Many of those who support the wall and the shutdown as a means to secure funding for it said their federal colleagues not on their sides were simply looking to preserve government waste.
“As far as I am concerned anyone who complains needs to be fired, as just another useless government employee doing things not mandated by the Constitution,” said a Republican Air Force employee based in Oklahoma.
One exempted USDA employee in Ohio said she would accept a furlough if she could instead go to the Southern border and help build the wall.
“It’s too bad this has to happen,” the employee said of the shutdown, “but America needs to secure our borders. If the politicians that we elected do not understand this, I guess this is the only way to get the point across.”
Most employees, however, did not share those views. Many felt they were being used as “pawns” by the White House and punished so the president could fulfill a campaign promise. A DHS employee currently on furlough said he was embarrassed by Trump’s actions.

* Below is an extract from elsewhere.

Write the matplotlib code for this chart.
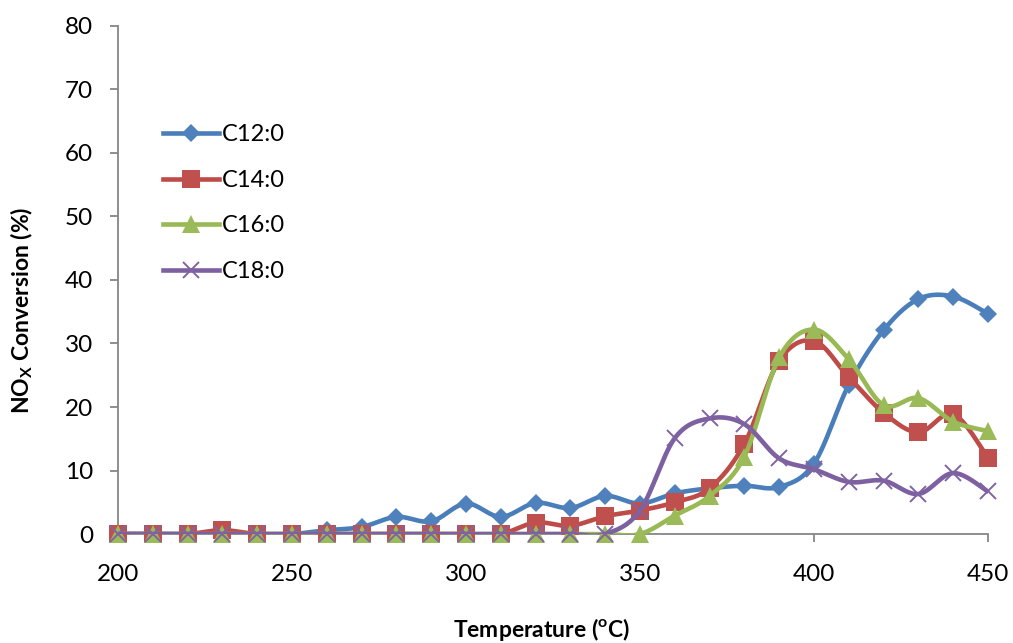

“When I took the oath to become a federal employee, I did not take an oath of loyalty to a president, tyrant or foreign interests, but to uphold the Constitution,” the employee said. “Being a public servant with Trump in the White House is humiliating to a federal worker who understands that he or she is there to serve the American people.”
Many employees said they are simply worried about their financial obligations and possible damage to their credit scores. Respondents said they have had to cancel vacations and return presents. Most federal employees received a check this week for work they completed before the shutdown and would see their pay interrupted only if it approaches the next scheduled disbursement on Jan. 11.
Government Business Council and GovExec released the survey from Dec. 27-28, 2018 to a random sample of Government Executive, Nextgov and Defense One subscribers. The survey includes 1,435 federal employees and has a margin of error of plus or minus 2.6 percent.
Correction: The graphic displaying shutdown support by party originally transposed results for Democrats and Independents, although the information was displayed correctly in the text. The graphic has been updated.